Private residence relief on death of life tenant

I would be grateful for your views on the following:

Life interest trust set up from a Will pre-March 2006. It held a residential property since 2004 which the life tenant had a right to occupy and did occupy it as their main residence up until they went into a care home in 2022. A couple of months later, the life tenant died and the trust continued as there was a second life tenant who effectively took the same entitlement as the 1st life tenant, but has never occupied the property as their main residence. The property was sold in 2023.
From what I understand, the following has happened:

  • As the life tenant died and their interest was a Qualifying IIP, the value of the Trust would be aggregated with their Estate at death and subject to IHT.
  • For CGT purposes, there is a deemed disposal made by the Trust which rebases the Trust’s cost for CGT to the probate value at the life tenant’s death but effectively there is no chargeable gain on the Trust at this point. In theory if there was a gain, then PPR should be in play to exempt the whole gain as the life tenant occupied the property as their main residence throughout that time.
  • The Trust provided a life interest to another life tenant (which is not a QIIP) which meant that for IHT purposes the trust is a relevant property trust.
  • The sale of the property in 2023 is calculated as the proceeds less the rebased cost (probate value), less any costs and the Trust’s annual exemption.
    However, as the Trust has owned the property throughout the period 2004 to 2023 and a life tenant has occupied the property during that period, is there any chance that the last 9 months of ownership can be claimed by the Trust? Or does the fact that there is a deemed disposal mean that the ‘ownership’ for all CGT purposes (including PPR) only goes back to the death of the 1st life tenant, and in this case life tenant 2 has never occupied the property so PPR is not available?

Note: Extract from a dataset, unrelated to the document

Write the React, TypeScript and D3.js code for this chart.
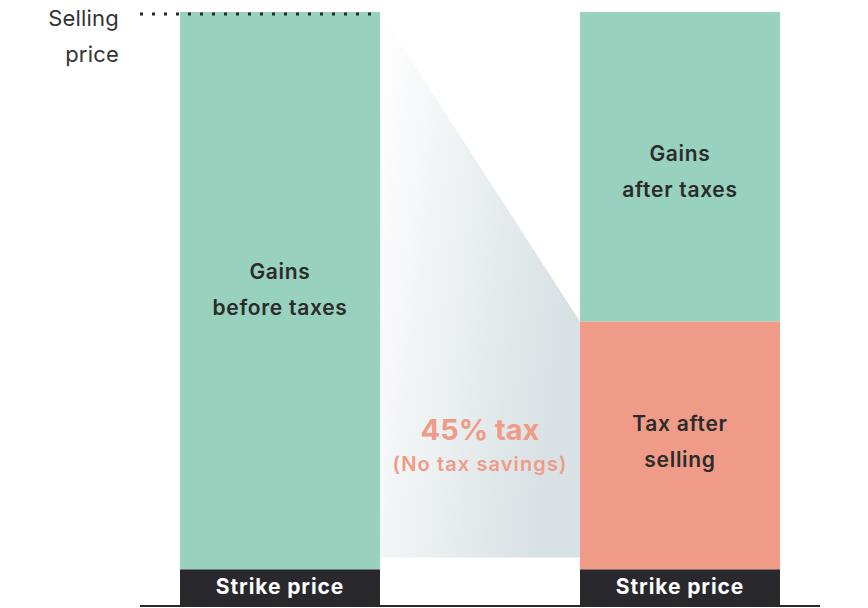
import React from "react";
import * as d3 from "d3";

const categories = ["Before", "After"];
const sellingPrice = 100;
const strikePrice = 6;
const taxAmount = 41.8;
const strikeLabels = ["Strike price", "Strike price"];
const gainsLabels = [["Gains", "before taxes"], ["Gains", "after taxes"]];
const taxLabel = ["Tax after", "selling"];
const axisLabel = ["Selling", "price"];
const calloutLabels = ["45% tax", "(No tax savings)"];

const W = 868;
const H = 608;
const GREEN = "#98d1be";
const SALMON = "#f09b87";
const DARK = "#29292d";
const TEXT = "#2b2b2b";
const FONT = "Inter, 'Open Sans', sans-serif";

export default function App() {
  const x = d3.scaleBand<string>().domain(categories).range([80, 880]).paddingInner(0.5).paddingOuter(0.25);
  const y = d3.scaleLinear().domain([0, sellingPrice]).range([605, 12]);
  const bw = x.bandwidth();
  const x0 = x("Before")!;
  const x1 = x("After")!;
  const taxTop = y(strikePrice + taxAmount);

  const poly = d3.line()([
    [x0 + bw, y(sellingPrice)],
    [x1, taxTop],
    [x1, y(strikePrice) - 12],
    [x0 + bw, y(strikePrice) - 12],
  ]) + "Z";

  const lbl = { fill: TEXT, fontSize: 21, fontWeight: 600, letterSpacing: 0.7, textAnchor: "middle" as const };

  return (
    <svg width={W} height={H} style={{ position: "absolute", left: 0, top: 0 }} fontFamily={FONT}>
      <defs>
        <linearGradient id="fade" x1="0" y1="0" x2="1" y2="0.35">
          <stop offset="0" stopColor="#ffffff" />
          <stop offset="1" stopColor="#d8e1e4" />
        </linearGradient>
      </defs>
      <path d={poly} fill="url(#fade)" />
      <rect x={x0} y={y(sellingPrice)} width={bw} height={y(strikePrice) - y(sellingPrice)} fill={GREEN} />
      <rect x={x1} y={y(sellingPrice)} width={bw} height={taxTop - y(sellingPrice)} fill={GREEN} />
      <rect x={x1} y={taxTop} width={bw} height={y(strikePrice) - taxTop} fill={SALMON} />
      {categories.map((c, i) => (
        <g key={c}>
          <rect x={x(c)!} y={y(strikePrice)} width={bw} height={y(0) - y(strikePrice)} fill={DARK} />
          <text x={x(c)! + bw / 2} y={y(0) - 11} textAnchor="middle" fill="#fff" fontSize={21} fontWeight={700} letterSpacing={0.9}>
            {strikeLabels[i]}
          </text>
        </g>
      ))}
      <line x1={140} x2={x0 + bw} y1={y(sellingPrice) + 2} y2={y(sellingPrice) + 2} stroke={DARK} strokeWidth={3} strokeDasharray="3 9" />
      <line x1={140} x2={820} y1={y(0) + 1} y2={y(0) + 1} stroke={DARK} strokeWidth={2} />
      {axisLabel.map((t, i) => (
        <text key={t} x={119} y={26 + i * 36} textAnchor="end" fill="#333" fontSize={22} letterSpacing={0.2}>
          {t}
        </text>
      ))}
      {gainsLabels[0].map((t, i) => (
        <text key={"l" + i} x={x0 + bw / 2} y={279 + i * 36} {...lbl}>
          {t}
        </text>
      ))}
      {gainsLabels[1].map((t, i) => (
        <text key={"r" + i} x={x1 + bw / 2} y={161 + i * 36} {...lbl}>
          {t}
        </text>
      ))}
      {taxLabel.map((t, i) => (
        <text key={"t" + i} x={x1 + bw / 2} y={431 + i * 36} {...lbl}>
          {t}
        </text>
      ))}
      <text x={480} y={440} textAnchor="middle" fill={SALMON} fontSize={29} fontWeight={700}>
        {calloutLabels[0]}
      </text>
      <text x={480} y={471} textAnchor="middle" fill={SALMON} fontSize={20} fontWeight={600} letterSpacing={1.1}>
        {calloutLabels[1]}
      </text>
    </svg>
  );
}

Any thoughts would be gratefully appreciated.

1 Like

Am inclined to the view that the trustees are exposed to a CGT charge on the difference between the uplifted base cost for CGT on the death of the initial life tenant and the subsequent sale price/MV at date of sale; no PPRR as second life tenant didn’t occupy the property as main residence.

TCGA 1992 s72 applying on death of first life tenant. The effect of s72 is to wipe out any possible CGT charge on any gain arising pre a life tenant’s death (without any need for consideration of PPRR).